Image-5August, 2015 – A Robbins Crossover tunnel boring machine (TBM) has been launched on the Túnel Emisor Poniente II (TEP II) waste water project in Mexico City, Mexico. The 8.7 m diameter machine is the first dual mode TBM by Robbins, capable of operating in rock and earth pressure balance (EPB) mode for soft ground, commissioned by the company in North America.

A consortium comprising Aldesa, Proacon and Recsa will excavate the 5.9 km tunnel through volcanic rock, sands and clays. As well as being able to work in these ground conditions, the TBM was delivered through Robbins’ Onsite First Time Assembly (OFTA) service, which cuts down delivery time, as the TBM is not assembled at a factory prior to being broken-down for shipping.

Crossover TBM

Crossover TBM

The contractor at TEP II is confident about the machine’s abilities, which are optimised for hard rock but with many EPB characteristics. “In my opinion, the best part about the design of this TBM is the cutterhead; it is very robust,” said Sebastián Gallego Murillo, TEP II Production Manager for Proacon. He added that the biggest challenge would come near the end of the tunnel drive. “We expect to convert [from hard rock] to EPB mode due to the soils in this area. We will need to change out the cutters and modify the cutterhead.”

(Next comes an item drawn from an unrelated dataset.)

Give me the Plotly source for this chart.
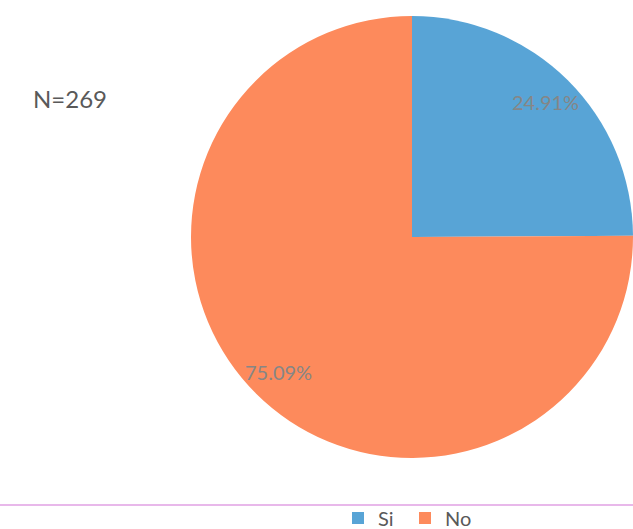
import math
import plotly.graph_objects as go

labels = ["Si", "No"]
values = [67, 202]
colors = ["#58a4d6", "#fd8a5c"]
n_label = "N=269"

W, H = 633, 529
cx, cy = 412, 237  # pie center in figure pixels (from top-left)
R = min(229, W - cx)

fig = go.Figure(go.Pie(
    labels=labels, values=values, sort=False, direction="clockwise", rotation=0,
    marker=dict(colors=colors, line=dict(width=0)),
    textinfo="none", hoverinfo="label+percent",
    domain=dict(x=[(cx - R) / W, (cx + R) / W], y=[(H - cy - R) / H, (H - cy + R) / H]),
))

total = sum(values)
cum = 0
annotations = []
for v in values:
    mid = (cum + v / 2) / total * 2 * math.pi
    cum += v
    r = 0.86 * R
    px = cx + r * math.sin(mid)
    py = cy - r * math.cos(mid)
    annotations.append(dict(
        x=px / W, y=1 - py / H, xref="paper", yref="paper", showarrow=False,
        text=f"{v / total * 100:.2f}%", font=dict(family="Lato", size=20, color="#868686"),
        xanchor="center", yanchor="middle",
    ))
annotations.append(dict(
    x=31 / W, y=1 - 98 / H, xref="paper", yref="paper", showarrow=False,
    text=n_label, font=dict(family="Lato", size=24, color="#595959"),
    xanchor="left", yanchor="middle",
))

line_y = 1 - 505 / H
fig.update_layout(
    width=W, height=H, margin=dict(l=0, r=0, t=0, b=0, autoexpand=False),
    paper_bgcolor="white", plot_bgcolor="white",
    annotations=annotations,
    showlegend=True,
    legend=dict(orientation="h", x=338 / W, xanchor="left",
                y=1 - 518 / H, yanchor="middle",
                font=dict(family="Lato", size=20, color="#595959"),
                itemwidth=30, entrywidth=22, entrywidthmode="pixels",
                tracegroupgap=0, bgcolor="rgba(0,0,0,0)"),
    shapes=[dict(type="line", xref="paper", yref="paper", x0=0, x1=1,
                 y0=line_y, y1=line_y, line=dict(color="#e8b8ea", width=2))],
)

fig.write_html(
    "out.html",
    config={"displayModeBar": False},
    post_script=(
        "document.documentElement.style.margin='0px';"
        "document.body.style.margin='0px';"
        "document.documentElement.style.overflow='hidden';"
        "document.body.style.overflow='hidden';"
    ),
)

Variable ground conditions necessitated the contractor’s choice of a Robbins Crossover TBM. The 5.9km tunnel consists of sections ranging from fairly competent to weathered volcanic rock, soft sands, and clays. While standard TBMs tend to lose efficiency in these kinds of variable conditions, the Crossover TBM is equipped with special design features to tackle the mixed ground.  These field-tested features include a single-direction cutterhead for more efficient excavation in abrasive ground, and multi-speed gearboxes. The specialized gearboxes provide added torque at low RPM in fault zones and soft ground, as well as high RPM for rock boring.

Regarding the project itself, Mr Gallego said, “This tunnel will reduce flooding in the west and northwest areas of the Valley of Mexico, and increase wastewater capacity. It will benefit three municipalities that are home to 2.1 million people. Twenty years in the making, the TEP II tunnel will eradicate chronic flooding in the sensitive municipalities of Tlanepantla, Atizapan de Zaragoza and Cuautitlan Izacalli, which have historically been affected with overflows as high as 2m during the rainy season”.